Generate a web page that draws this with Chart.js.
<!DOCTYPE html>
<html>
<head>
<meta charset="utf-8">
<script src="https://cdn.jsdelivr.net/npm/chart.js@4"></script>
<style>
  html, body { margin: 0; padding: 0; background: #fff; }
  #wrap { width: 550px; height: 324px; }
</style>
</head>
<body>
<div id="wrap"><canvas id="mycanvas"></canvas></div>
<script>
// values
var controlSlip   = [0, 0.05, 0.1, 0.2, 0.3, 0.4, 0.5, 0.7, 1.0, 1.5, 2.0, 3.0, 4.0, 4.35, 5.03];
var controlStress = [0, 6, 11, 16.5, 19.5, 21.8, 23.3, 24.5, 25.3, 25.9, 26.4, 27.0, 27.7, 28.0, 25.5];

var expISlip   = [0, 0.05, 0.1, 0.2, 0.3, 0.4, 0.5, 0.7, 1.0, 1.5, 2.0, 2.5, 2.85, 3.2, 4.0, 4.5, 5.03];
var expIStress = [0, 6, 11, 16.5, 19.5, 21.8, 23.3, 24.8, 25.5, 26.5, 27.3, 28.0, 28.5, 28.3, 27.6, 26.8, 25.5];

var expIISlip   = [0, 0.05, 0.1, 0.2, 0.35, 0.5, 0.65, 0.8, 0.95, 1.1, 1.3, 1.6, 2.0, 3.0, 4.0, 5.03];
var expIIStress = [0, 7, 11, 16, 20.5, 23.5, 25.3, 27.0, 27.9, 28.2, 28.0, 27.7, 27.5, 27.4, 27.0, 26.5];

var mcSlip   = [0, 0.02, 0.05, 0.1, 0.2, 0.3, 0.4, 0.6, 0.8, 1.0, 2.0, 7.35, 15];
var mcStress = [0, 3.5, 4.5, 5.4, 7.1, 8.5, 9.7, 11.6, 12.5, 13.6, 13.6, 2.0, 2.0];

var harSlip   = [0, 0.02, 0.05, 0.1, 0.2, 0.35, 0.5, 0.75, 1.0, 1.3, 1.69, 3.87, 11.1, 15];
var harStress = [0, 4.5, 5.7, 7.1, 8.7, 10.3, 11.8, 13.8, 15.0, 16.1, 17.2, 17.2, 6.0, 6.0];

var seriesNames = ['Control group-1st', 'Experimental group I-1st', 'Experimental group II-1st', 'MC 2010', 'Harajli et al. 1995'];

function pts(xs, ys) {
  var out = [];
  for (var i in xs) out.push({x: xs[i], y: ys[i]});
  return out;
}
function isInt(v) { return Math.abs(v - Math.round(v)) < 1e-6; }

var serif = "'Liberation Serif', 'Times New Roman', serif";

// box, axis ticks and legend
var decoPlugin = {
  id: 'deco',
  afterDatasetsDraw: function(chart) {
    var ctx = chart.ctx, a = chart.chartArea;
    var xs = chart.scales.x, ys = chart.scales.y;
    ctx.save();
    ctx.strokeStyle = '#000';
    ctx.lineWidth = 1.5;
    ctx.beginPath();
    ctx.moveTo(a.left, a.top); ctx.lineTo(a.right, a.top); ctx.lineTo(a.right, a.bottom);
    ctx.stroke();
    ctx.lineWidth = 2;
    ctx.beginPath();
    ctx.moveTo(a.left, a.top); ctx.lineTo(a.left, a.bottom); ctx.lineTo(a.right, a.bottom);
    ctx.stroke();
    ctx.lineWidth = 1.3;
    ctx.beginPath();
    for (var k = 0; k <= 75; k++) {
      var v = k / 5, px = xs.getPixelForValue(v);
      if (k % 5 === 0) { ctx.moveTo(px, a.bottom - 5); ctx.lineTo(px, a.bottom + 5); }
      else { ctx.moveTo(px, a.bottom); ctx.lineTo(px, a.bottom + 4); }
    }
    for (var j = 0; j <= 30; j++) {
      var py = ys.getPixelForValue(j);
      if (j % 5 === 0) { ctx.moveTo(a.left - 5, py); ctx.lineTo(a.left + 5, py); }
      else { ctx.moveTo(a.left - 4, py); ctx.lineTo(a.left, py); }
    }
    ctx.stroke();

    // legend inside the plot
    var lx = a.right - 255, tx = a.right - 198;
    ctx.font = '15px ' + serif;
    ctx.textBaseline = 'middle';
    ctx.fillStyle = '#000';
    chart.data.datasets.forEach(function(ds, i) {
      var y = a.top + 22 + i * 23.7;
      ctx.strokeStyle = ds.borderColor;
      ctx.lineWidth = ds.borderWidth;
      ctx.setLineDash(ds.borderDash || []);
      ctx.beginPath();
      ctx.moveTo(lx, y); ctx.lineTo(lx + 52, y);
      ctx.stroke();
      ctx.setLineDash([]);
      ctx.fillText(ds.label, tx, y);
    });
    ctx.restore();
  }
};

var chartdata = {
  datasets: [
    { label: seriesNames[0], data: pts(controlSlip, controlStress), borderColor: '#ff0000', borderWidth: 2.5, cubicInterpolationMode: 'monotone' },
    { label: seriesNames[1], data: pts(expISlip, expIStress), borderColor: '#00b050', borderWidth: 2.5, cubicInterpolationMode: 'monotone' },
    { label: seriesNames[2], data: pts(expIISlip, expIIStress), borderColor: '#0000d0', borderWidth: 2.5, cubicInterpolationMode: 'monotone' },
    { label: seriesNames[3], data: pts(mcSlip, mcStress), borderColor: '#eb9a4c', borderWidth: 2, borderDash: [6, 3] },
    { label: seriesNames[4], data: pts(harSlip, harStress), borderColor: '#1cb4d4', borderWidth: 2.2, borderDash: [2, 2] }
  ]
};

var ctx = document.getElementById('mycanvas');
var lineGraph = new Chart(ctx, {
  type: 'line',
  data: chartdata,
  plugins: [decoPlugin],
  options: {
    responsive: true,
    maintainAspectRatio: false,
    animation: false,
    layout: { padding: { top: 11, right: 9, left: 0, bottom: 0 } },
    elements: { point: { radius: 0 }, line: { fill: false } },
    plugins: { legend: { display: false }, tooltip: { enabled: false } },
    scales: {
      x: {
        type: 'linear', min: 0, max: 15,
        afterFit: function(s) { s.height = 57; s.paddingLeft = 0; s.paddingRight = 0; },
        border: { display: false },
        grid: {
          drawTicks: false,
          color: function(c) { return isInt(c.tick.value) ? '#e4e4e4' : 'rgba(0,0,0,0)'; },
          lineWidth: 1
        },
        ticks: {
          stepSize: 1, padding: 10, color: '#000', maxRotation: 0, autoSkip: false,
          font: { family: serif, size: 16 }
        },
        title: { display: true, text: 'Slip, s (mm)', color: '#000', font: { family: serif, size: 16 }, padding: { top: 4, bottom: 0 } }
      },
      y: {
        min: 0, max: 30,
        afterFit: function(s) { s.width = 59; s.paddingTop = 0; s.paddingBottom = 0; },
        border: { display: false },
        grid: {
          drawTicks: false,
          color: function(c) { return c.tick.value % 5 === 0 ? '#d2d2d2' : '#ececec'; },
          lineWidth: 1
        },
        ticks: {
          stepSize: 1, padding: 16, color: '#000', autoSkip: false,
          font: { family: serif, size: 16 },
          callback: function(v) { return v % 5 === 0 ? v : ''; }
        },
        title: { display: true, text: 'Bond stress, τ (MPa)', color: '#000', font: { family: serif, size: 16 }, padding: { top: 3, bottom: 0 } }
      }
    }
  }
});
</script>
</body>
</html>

* * * * * * *

Write the material out exactly, with nothing left out.

- _Output of the task_
Generate a web page that draws this with Chart.js.
<!DOCTYPE html>
<html>
<head>
<meta charset="utf-8">
<script src="https://cdn.jsdelivr.net/npm/chart.js@4"></script>
<style>
  html, body { margin: 0; padding: 0; background: #fff; }
  #wrap { width: 550px; height: 324px; }
</style>
</head>
<body>
<div id="wrap"><canvas id="mycanvas"></canvas></div>
<script>
// values
var controlSlip   = [0, 0.05, 0.1, 0.2, 0.3, 0.4, 0.5, 0.7, 1.0, 1.5, 2.0, 3.0, 4.0, 4.35, 5.03];
var controlStress = [0, 6, 11, 16.5, 19.5, 21.8, 23.3, 24.5, 25.3, 25.9, 26.4, 27.0, 27.7, 28.0, 25.5];

var expISlip   = [0, 0.05, 0.1, 0.2, 0.3, 0.4, 0.5, 0.7, 1.0, 1.5, 2.0, 2.5, 2.85, 3.2, 4.0, 4.5, 5.03];
var expIStress = [0, 6, 11, 16.5, 19.5, 21.8, 23.3, 24.8, 25.5, 26.5, 27.3, 28.0, 28.5, 28.3, 27.6, 26.8, 25.5];

var expIISlip   = [0, 0.05, 0.1, 0.2, 0.35, 0.5, 0.65, 0.8, 0.95, 1.1, 1.3, 1.6, 2.0, 3.0, 4.0, 5.03];
var expIIStress = [0, 7, 11, 16, 20.5, 23.5, 25.3, 27.0, 27.9, 28.2, 28.0, 27.7, 27.5, 27.4, 27.0, 26.5];

var mcSlip   = [0, 0.02, 0.05, 0.1, 0.2, 0.3, 0.4, 0.6, 0.8, 1.0, 2.0, 7.35, 15];
var mcStress = [0, 3.5, 4.5, 5.4, 7.1, 8.5, 9.7, 11.6, 12.5, 13.6, 13.6, 2.0, 2.0];

var harSlip   = [0, 0.02, 0.05, 0.1, 0.2, 0.35, 0.5, 0.75, 1.0, 1.3, 1.69, 3.87, 11.1, 15];
var harStress = [0, 4.5, 5.7, 7.1, 8.7, 10.3, 11.8, 13.8, 15.0, 16.1, 17.2, 17.2, 6.0, 6.0];

var seriesNames = ['Control group-1st', 'Experimental group I-1st', 'Experimental group II-1st', 'MC 2010', 'Harajli et al. 1995'];

function pts(xs, ys) {
  var out = [];
  for (var i in xs) out.push({x: xs[i], y: ys[i]});
  return out;
}
function isInt(v) { return Math.abs(v - Math.round(v)) < 1e-6; }

var serif = "'Liberation Serif', 'Times New Roman', serif";

// box, axis ticks and legend
var decoPlugin = {
  id: 'deco',
  afterDatasetsDraw: function(chart) {
    var ctx = chart.ctx, a = chart.chartArea;
    var xs = chart.scales.x, ys = chart.scales.y;
    ctx.save();
    ctx.strokeStyle = '#000';
    ctx.lineWidth = 1.5;
    ctx.beginPath();
    ctx.moveTo(a.left, a.top); ctx.lineTo(a.right, a.top); ctx.lineTo(a.right, a.bottom);
    ctx.stroke();
    ctx.lineWidth = 2;
    ctx.beginPath();
    ctx.moveTo(a.left, a.top); ctx.lineTo(a.left, a.bottom); ctx.lineTo(a.right, a.bottom);
    ctx.stroke();
    ctx.lineWidth = 1.3;
    ctx.beginPath();
    for (var k = 0; k <= 75; k++) {
      var v = k / 5, px = xs.getPixelForValue(v);
      if (k % 5 === 0) { ctx.moveTo(px, a.bottom - 5); ctx.lineTo(px, a.bottom + 5); }
      else { ctx.moveTo(px, a.bottom); ctx.lineTo(px, a.bottom + 4); }
    }
    for (var j = 0; j <= 30; j++) {
      var py = ys.getPixelForValue(j);
      if (j % 5 === 0) { ctx.moveTo(a.left - 5, py); ctx.lineTo(a.left + 5, py); }
      else { ctx.moveTo(a.left - 4, py); ctx.lineTo(a.left, py); }
    }
    ctx.stroke();

    // legend inside the plot
    var lx = a.right - 255, tx = a.right - 198;
    ctx.font = '15px ' + serif;
    ctx.textBaseline = 'middle';
    ctx.fillStyle = '#000';
    chart.data.datasets.forEach(function(ds, i) {
      var y = a.top + 22 + i * 23.7;
      ctx.strokeStyle = ds.borderColor;
      ctx.lineWidth = ds.borderWidth;
      ctx.setLineDash(ds.borderDash || []);
      ctx.beginPath();
      ctx.moveTo(lx, y); ctx.lineTo(lx + 52, y);
      ctx.stroke();
      ctx.setLineDash([]);
      ctx.fillText(ds.label, tx, y);
    });
    ctx.restore();
  }
};

var chartdata = {
  datasets: [
    { label: seriesNames[0], data: pts(controlSlip, controlStress), borderColor: '#ff0000', borderWidth: 2.5, cubicInterpolationMode: 'monotone' },
    { label: seriesNames[1], data: pts(expISlip, expIStress), borderColor: '#00b050', borderWidth: 2.5, cubicInterpolationMode: 'monotone' },
    { label: seriesNames[2], data: pts(expIISlip, expIIStress), borderColor: '#0000d0', borderWidth: 2.5, cubicInterpolationMode: 'monotone' },
    { label: seriesNames[3], data: pts(mcSlip, mcStress), borderColor: '#eb9a4c', borderWidth: 2, borderDash: [6, 3] },
    { label: seriesNames[4], data: pts(harSlip, harStress), borderColor: '#1cb4d4', borderWidth: 2.2, borderDash: [2, 2] }
  ]
};

var ctx = document.getElementById('mycanvas');
var lineGraph = new Chart(ctx, {
  type: 'line',
  data: chartdata,
  plugins: [decoPlugin],
  options: {
    responsive: true,
    maintainAspectRatio: false,
    animation: false,
    layout: { padding: { top: 11, right: 9, left: 0, bottom: 0 } },
    elements: { point: { radius: 0 }, line: { fill: false } },
    plugins: { legend: { display: false }, tooltip: { enabled: false } },
    scales: {
      x: {
        type: 'linear', min: 0, max: 15,
        afterFit: function(s) { s.height = 57; s.paddingLeft = 0; s.paddingRight = 0; },
        border: { display: false },
        grid: {
          drawTicks: false,
          color: function(c) { return isInt(c.tick.value) ? '#e4e4e4' : 'rgba(0,0,0,0)'; },
          lineWidth: 1
        },
        ticks: {
          stepSize: 1, padding: 10, color: '#000', maxRotation: 0, autoSkip: false,
          font: { family: serif, size: 16 }
        },
        title: { display: true, text: 'Slip, s (mm)', color: '#000', font: { family: serif, size: 16 }, padding: { top: 4, bottom: 0 } }
      },
      y: {
        min: 0, max: 30,
        afterFit: function(s) { s.width = 59; s.paddingTop = 0; s.paddingBottom = 0; },
        border: { display: false },
        grid: {
          drawTicks: false,
          color: function(c) { return c.tick.value % 5 === 0 ? '#d2d2d2' : '#ececec'; },
          lineWidth: 1
        },
        ticks: {
          stepSize: 1, padding: 16, color: '#000', autoSkip: false,
          font: { family: serif, size: 16 },
          callback: function(v) { return v % 5 === 0 ? v : ''; }
        },
        title: { display: true, text: 'Bond stress, τ (MPa)', color: '#000', font: { family: serif, size: 16 }, padding: { top: 3, bottom: 0 } }
      }
    }
  }
});
</script>
</body>
</html>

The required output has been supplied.